Residents talk about Greenfield’s future
GREENFIELD — Some of the town’s residents would like to see more bike paths wend their way through Greenfield, more access to the Green River, more solar parks, and they’d like to see the town go back to a more “traditional” community like it was in the 1950s and 1960s, while moving forward with the times.
Pulitzer Prize-winning journalist Tom Hylton’s documentary film, “Save Our Land, Save Our Future,” inspired about 40 people Wednesday night to share their thoughts about how to make Greenfield a better place to live.
The film, which was shown by Greening Greenfield at the Second Congregational Church on Court Square, attracted more than 60 people and about 40 stayed afterward to discuss what they’d seen and heard.
Committee chairwoman Nancy Hazard led the group in the discussion and said the film was being shown at the perfect time — just about a month before the town’s Planning Board begins its review and revision of the town’s Master Plan.

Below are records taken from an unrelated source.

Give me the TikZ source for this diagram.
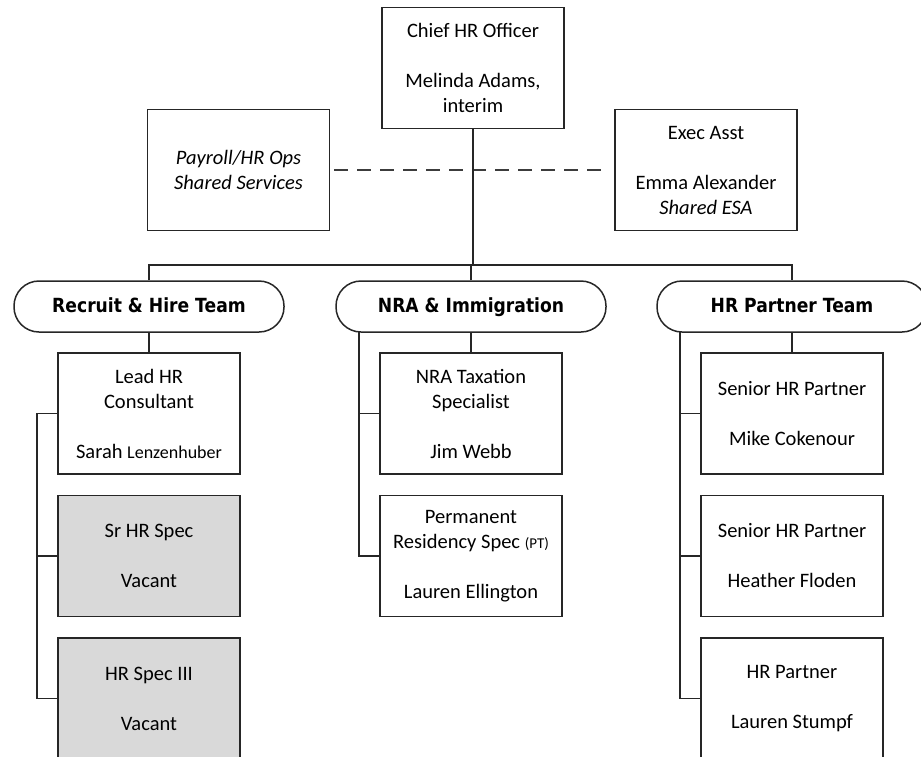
\documentclass[tikz,border=0pt]{standalone}
\usepackage{fontspec}
\setmainfont{Carlito}
\newfontfamily\pillfont{DejaVu Sans}[FakeStretch=0.88]
\usetikzlibrary{positioning}
\definecolor{my_line}{RGB}{38, 38, 38}
\definecolor{my_vacant}{RGB}{217, 217, 217}
\tikzset {
  box/.style = {draw=my_line, line width=1.5pt, fill=white, rectangle, minimum width=182pt, minimum height=121pt, inner sep=0pt, align=center, font=\fontsize{20.5}{25}\selectfont},
  vacant/.style = {box, fill=my_vacant},
  team/.style = {draw=my_line, line width=1.5pt, fill=white, rounded corners=25pt, minimum width=270pt, minimum height=51pt, inner sep=0pt, text height=15pt, text depth=4pt, font=\pillfont\bfseries\fontsize{19.5}{22}\selectfont},
  line/.style = {draw=my_line, line width=1.7pt},
  dashline/.style = {draw=my_line!90, line width=2.4pt, dash pattern=on 14pt off 9pt, shorten <=4pt, shorten >=4pt}
}

\begin{document}
\begin{tikzpicture}[x=1pt, y=-1pt, node distance=20pt]
    \useasboundingbox (0,0) rectangle (921,756);
    \clip (0,0) rectangle (921,756);

    % top level
    \node[box] (chief) at (473,68) {Chief HR Officer\\[25pt]Melinda Adams,\\interim};
    \node[box, font=\fontsize{20.5}{25}\selectfont\itshape] (payroll) at (238.5,170) {Payroll/HR Ops\\Shared Services};
    \node[box] (exec) at (706,170) {Exec Asst\\[25pt]Emma Alexander\\\textit{Shared ESA}};

    % teams
    \node[team] (recruit) at (149,306.5) {Recruit \& Hire Team};
    \node[team] (nra) at (471,306.5) {NRA \& Immigration};
    \node[team] (partner) at (792,306.5) {HR Partner Team};

    % recruit & hire
    \node[box] (lead) at (149,413.5) {Lead HR\\Consultant\\[25pt]Sarah {\fontsize{18}{25}\selectfont Lenzenhuber}};
    \node[vacant, below=of lead] (srspec) {Sr HR Spec\\[25pt]Vacant};
    \node[vacant, below=of srspec] (specthree) {HR Spec III\\[25pt]Vacant};

    % nra & immigration
    \node[box] (taxation) at (471,413.5) {NRA Taxation\\Specialist\\[25pt]Jim Webb};
    \node[box, below=of taxation] (residency) {Permanent\\Residency Spec {\fontsize{15}{25}\selectfont(PT)}\\[25pt]Lauren Ellington};

    % hr partner
    \node[box] (senior1) at (792,413.5) {Senior HR Partner\\[25pt]Mike Cokenour};
    \node[box, below=of senior1] (senior2) {Senior HR Partner\\[25pt]Heather Floden};
    \node[box, below=of senior2] (partner3) {HR Partner\\[25pt]Lauren Stumpf};

    \coordinate (busL) at (149,265);
    \coordinate (busR) at (792,265);
    \coordinate (nraside) at (359,332);
    \coordinate (partnerside) at (680,332);

    \draw[dashline] (payroll.east) -- (exec.west);
    \draw[line] (chief.south) -- (chief.south |- busL);
    \draw[line] (recruit.north) -- (busL) -- (busR) -- (partner.north);
    \draw[line] (nra.north) -- (nra.north |- busL);

    \draw[line] (recruit) -- (lead);
    \draw[line] (lead.west) -- ++(-20,0) |- (specthree.west);
    \draw[line] (srspec.west) -- ++(-20,0);

    \draw[line] (nra) -- (taxation);
    \draw[line] (nraside) |- (residency.west);
    \draw[line] (taxation.west) -- (taxation.west -| nraside);

    \draw[line] (partner) -- (senior1);
    \draw[line] (partnerside) |- (partner3.west);
    \draw[line] (senior1.west) -- (senior1.west -| partnerside);
    \draw[line] (senior2.west) -- (senior2.west -| partnerside);

\end{tikzpicture}
\end{document}
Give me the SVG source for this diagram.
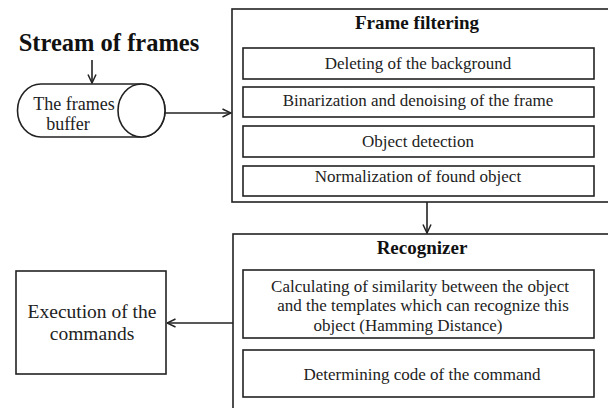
<svg xmlns="http://www.w3.org/2000/svg" width="608" height="408" viewBox="0 0 608 408">
<defs>
<marker id="arr" viewBox="0 0 10 10" refX="9.5" refY="5" markerWidth="10" markerHeight="10" markerUnits="userSpaceOnUse" orient="auto">
<path d="M1,1 L9.5,5 L1,9" fill="none" stroke="#222" stroke-width="1.5"/>
</marker>
<style>
.box{fill:#fff;stroke:#222;stroke-width:1.6}
.ln{fill:none;stroke:#222;stroke-width:1.6}
text{font-family:'Liberation Serif','DejaVu Serif',serif}
.t{font-size:17px;fill:#222;text-anchor:middle}
.h{font-size:19px;font-weight:bold;fill:#111;text-anchor:middle}
</style>
</defs>
<rect width="608" height="408" fill="#fff"/>
<g id="connectors">
<path class="ln" d="M92,60 V83" marker-end="url(#arr)"/>
<path class="ln" d="M165,113 H231" marker-end="url(#arr)"/>
<path class="ln" d="M427,202 V233" marker-end="url(#arr)"/>
<path class="ln" d="M233,323 H167" marker-end="url(#arr)"/>
</g>
<g id="stream">
<text x="109" y="51" class="h" style="font-size:24.5px">Stream of frames</text>
</g>
<g id="buffer">
<path class="box" d="M41,84 H141.5 A23.5,26.5 0 0 1 141.5,137 H41 A23.5,26.5 0 0 1 41,84 Z"/>
<ellipse class="box" cx="141.5" cy="110.5" rx="23.5" ry="26.5"/>
<text x="74" y="110" class="t" style="font-size:18px">The frames</text>
<text x="68" y="130" class="t" style="font-size:18px">buffer</text>
</g>
<g id="frame-filtering">
<rect class="box" x="232" y="9" width="390" height="193"/>
<text x="417" y="29" class="h">Frame filtering</text>
<g id="ff1"><rect class="box" x="243" y="48" width="351" height="31"/><text x="418" y="69" class="t">Deleting of the background</text></g>
<g id="ff2"><rect class="box" x="243" y="87" width="351" height="30"/><text x="418" y="106" class="t">Binarization and denoising of the frame</text></g>
<g id="ff3"><rect class="box" x="243" y="126" width="351" height="31"/><text x="418" y="147" class="t">Object detection</text></g>
<g id="ff4"><rect class="box" x="243" y="166" width="351" height="30"/><text x="418" y="182" class="t">Normalization of found object</text></g>
</g>
<g id="recognizer">
<rect class="box" x="233" y="234" width="390" height="190"/>
<text x="422" y="254" class="h">Recognizer</text>
<g id="rc1"><rect class="box" x="243" y="270" width="351" height="68"/>
<text x="420" y="292" class="t">Calculating of similarity between the object</text>
<text x="423" y="311" class="t">and the templates which can recognize this</text>
<text x="408" y="331" class="t">object (Hamming Distance)</text></g>
<g id="rc2"><rect class="box" x="243" y="350" width="351" height="47"/><text x="422" y="380" class="t">Determining code of the command</text></g>
</g>
<g id="execution">
<rect class="box" x="16" y="271" width="150" height="103"/>
<text x="92" y="318" class="t" style="font-size:19.5px">Execution of the</text>
<text x="92" y="340" class="t" style="font-size:19.5px">commands</text>
</g>
</svg>
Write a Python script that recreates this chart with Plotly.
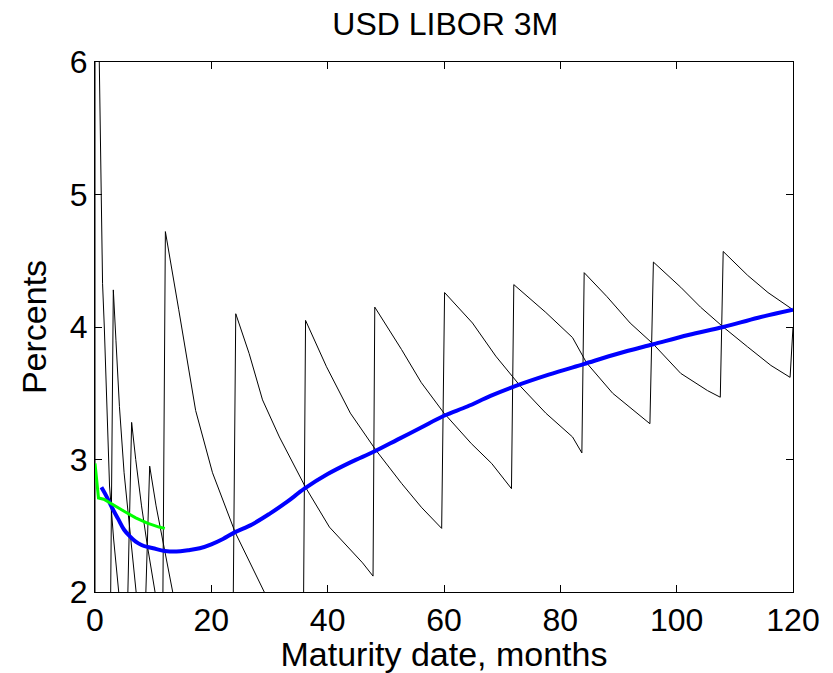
import plotly.graph_objects as go

# ---- data ----
# implied forward curves (black saw-tooth), teeth separated by None
saw_short_months = [0.0, 0.0, 0.4, 0.75, 0.9, 1.05, 1.3, 1.6, 1.9, 2.2, 2.5, 3.2, 4.0, 4.3, None,
                    2.6, 3.15, 3.6, 4.2, 5.0, 6.0, 7.0, 7.3, None,
                    5.4, 6.3, 7.0, 8.0, 9.0, 10.4, 10.7, None,
                    8.4, 9.4, 10.5, 12.0, 13.4, 13.8, None]
saw_short_rates = [1.0, 9.0, 7.0, 6.0, 5.67, 5.0, 4.33, 4.0, 3.55, 3.2, 2.8, 2.4, 2.0, 1.9, None,
                   1.5, 4.28, 3.9, 3.4, 2.9, 2.45, 2.0, 1.9, None,
                   1.5, 3.28, 3.0, 2.65, 2.35, 2.0, 1.9, None,
                   1.5, 2.95, 2.65, 2.3, 2.0, 1.9, None]

saw_long_months = [11.6, 12.1, 14.4, 17.3, 20.2, 24.1, 29.1, 36.0, None,
                   23.7, 24.2, 26.5, 28.8, 31.7, 36.2, 40.3, 46.0, 47.8, 48.1,
                   52.7, 56.1, 60.0, 64.7, 68.2, 71.6, 72.0,
                   77.5, 82.1, 84.5, 89.0, 92.0, 95.4, 96.0,
                   100.7, 104.1, 108.0, 112.2, 116.2, 119.5, 120.0, None,
                   35.8, 36.2, 39.8, 43.9, 48.3, 52.7, 56.1, 59.6, 60.1,
                   64.9, 68.9, 73.2, 77.5, 82.1, 83.7, 84.1,
                   88.0, 92.0, 96.0, 100.7, 105.3, 107.5, 108.0,
                   112.2, 115.7, 120.0]
saw_long_rates = [1.5, 4.72, 4.13, 3.37, 2.9, 2.45, 2.0, 1.6, None,
                  1.6, 4.10, 3.80, 3.45, 3.17, 2.79, 2.49, 2.22, 2.12, 4.15,
                  3.83, 3.58, 3.35, 3.12, 2.97, 2.78, 4.32,
                  4.11, 3.92, 3.73, 3.50, 3.39, 3.27, 4.49,
                  4.30, 4.15, 4.00, 3.85, 3.71, 3.62, 4.0, None,
                  1.6, 4.05, 3.70, 3.35, 3.07, 2.82, 2.64, 2.48, 4.26,
                  4.03, 3.78, 3.55, 3.35, 3.17, 3.05, 4.41,
                  4.23, 4.03, 3.87, 3.65, 3.52, 3.47, 4.57,
                  4.39, 4.26, 4.13]

# fitted zero curve (blue)
curve_months = [1.1, 2, 3, 4, 5, 6, 7, 8, 9, 10, 12, 14, 16, 18, 20, 22, 24, 27, 30, 33,
                36, 40, 44, 48, 52, 56, 60, 64, 68, 72, 78, 84, 90, 96, 102, 108, 114, 120]
curve_rates = [2.79, 2.72, 2.63, 2.55, 2.47, 2.42, 2.38, 2.355, 2.34, 2.33, 2.31, 2.305,
               2.315, 2.33, 2.36, 2.40, 2.45, 2.51, 2.59, 2.68,
               2.78, 2.89, 2.98, 3.06, 3.15, 3.24, 3.33, 3.40, 3.48, 3.55, 3.64, 3.72,
               3.80, 3.87, 3.94, 4.00, 4.07, 4.13]

# market deposit quotes (green)
deposit_months = [0, 0.6, 1.5, 3, 5, 7, 9, 11, 12]
deposit_rates = [2.97, 2.71, 2.70, 2.66, 2.61, 2.56, 2.52, 2.49, 2.48]

x_ticks = [0, 20, 40, 60, 80, 100, 120]
y_ticks = [2, 3, 4, 5, 6]

FONT = "Liberation Sans, Arial, sans-serif"

fig = go.Figure()
fig.add_trace(go.Scatter(x=saw_short_months, y=saw_short_rates, mode="lines",
                         line=dict(color="black", width=1), connectgaps=False,
                         showlegend=False, hoverinfo="skip"))
fig.add_trace(go.Scatter(x=saw_long_months, y=saw_long_rates, mode="lines",
                         line=dict(color="black", width=1), connectgaps=False,
                         showlegend=False, hoverinfo="skip"))
fig.add_trace(go.Scatter(x=curve_months, y=curve_rates, mode="lines",
                         line=dict(color="#0000FF", width=4, shape="spline"),
                         showlegend=False))
fig.add_trace(go.Scatter(x=deposit_months, y=deposit_rates, mode="lines",
                         line=dict(color="#00FF00", width=3),
                         showlegend=False))

axis_common = dict(showline=True, linecolor="black", linewidth=1, mirror="ticks",
                   ticks="inside", ticklen=7, tickcolor="black", tickwidth=1,
                   showgrid=False, zeroline=False,
                   tickfont=dict(family=FONT, size=32, color="black"))

fig.update_xaxes(range=[0, 120], tickvals=x_ticks, ticktext=[str(v) for v in x_ticks],
                 title=dict(text="Maturity date, months", standoff=0,
                            font=dict(family=FONT, size=34, color="black")),
                 **axis_common)
fig.update_yaxes(range=[2, 6], tickvals=y_ticks, ticktext=[str(v) for v in y_ticks],
                 title=dict(text="Percents", standoff=12,
                            font=dict(family=FONT, size=34, color="black")),
                 **axis_common)

# page body adds an 8px offset, so the figure is sized 8px smaller than the window
fig.update_layout(
    width=825, height=665,
    margin=dict(l=87, r=40, t=54, b=81),
    paper_bgcolor="white", plot_bgcolor="white",
    title=dict(text="USD LIBOR 3M", x=0.53, xanchor="center",
               yref="container", y=0.993, yanchor="top",
               font=dict(family=FONT, size=32, color="black")),
    showlegend=False,
)

fig.write_html("out.html")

Greenfield Historical Commission member Marcia Starkey told the crowd she enjoyed the documentary and said it made her feel thankful that she lives in Greenfield and New England, where she believes more progress to stop sprawl has happened over the years.
The film asked the question, “What will your town look like in 20, 50 or 100 years?”
Some in attendance said they’d like to see a town where you can walk to most of the places you need to go. Others said they’d like to see zoning regulations improved to prevent sprawl.
What everyone seemed to agree on is they’d like to see Greenfield’s downtown a welcoming place and some of the open space on the outskirts preserved.
They said they didn’t want to see Greenfield become like some of the small towns and cities featured in the film — dilapidated and broken.
Those who participated seemed hopeful that a new and improved Master Plan will do the trick.
It wasn’t just Greenfield residents who attended. About a dozen from surrounding towns came to watch the documentary and bring ideas back to their governments.
All in all, it seemed most in attendance wanted to take Hylton’s advice to make the “ideal communities of tomorrow look like the ideal communities of yesterday” with lots of sidewalks, shade trees, varieties of homes and safe downtowns you can walk to.